Au début du XXe siècle, la notion prend corps en France au travers la séparation de l'Église et de l'État en 1905 (fig.1 et 2). La tension forte réside entre les partisans d'une "quasi négation" de la religion, catholique notamment (courant anti-religieux), et ceux d'une séparation plus ou moins stricte/inclusive (courant séparatiste inclusif). C'est cette dernière tendance qui l'emporte en 1905.
Aujourd'hui, le débat est différent parce que les conditions historiques et l'état de la société sont bien différents. Avec la fracture sociale, les tensions autour de la radicalité islamiste (Roy, 2013) (9), on assiste en fait à un "glissement vers la droite" du débat (fig. 1 et 2).

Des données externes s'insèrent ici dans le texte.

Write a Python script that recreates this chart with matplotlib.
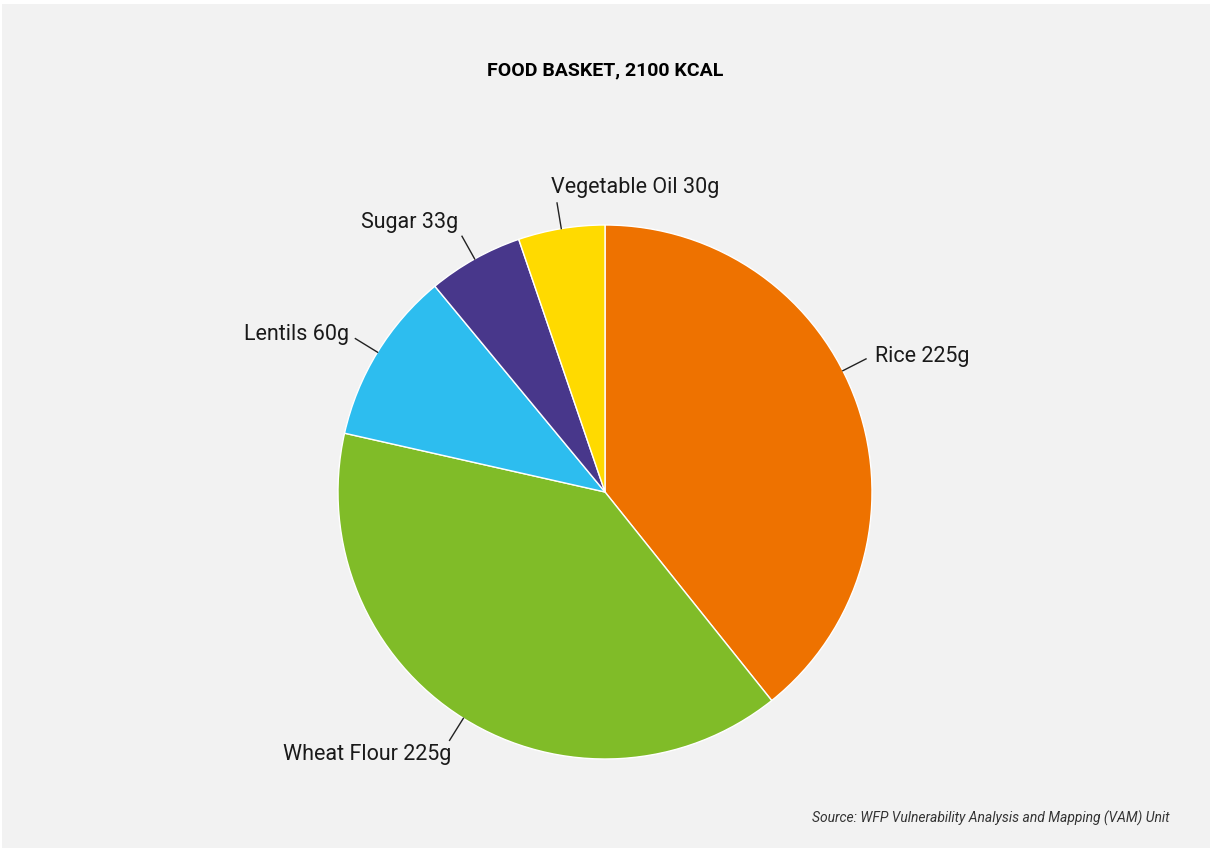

D'une part, des individus et des groupes ouverts aux changements sociétaux des années 1960-70, qui se réclament d'une religion et privilégient les aspects d'ouverture envers les religions (laïcité ouverte). D'autre part, les tenants d'une "laïcité identitaire" sont très actifs pour faire entendre (sur la scène médiatique) leur point de vue "contre l'Islam".
Figure 2 - Didactisation des laïcités (Gaborieau & Peltier, d'après Baubérot 2015 et Roy 2013)
Didactiser le travail de Jean Baubérot permet de le rendre plus accessible, notamment pour les apprenants. Nous n'avons retenu ici que « 4 laïcités » qui permettent de saisir les enjeux du débat.
Ce qui est essentiel pour se faire une opinion, comprendre et prendre part au débat, ce sont les 4 critères que Baubérot dégage : liberté de conscience, égalité des droits, séparation Eglise / Etat, neutralité (fig. 3 et 1). Ceux-ci permettent de distinguer les postures des acteurs se réclamant de l'une ou l'autre des laïcités en concurrence en France, et plus largement les conceptions du vivre ensemble qui se cachent derrière.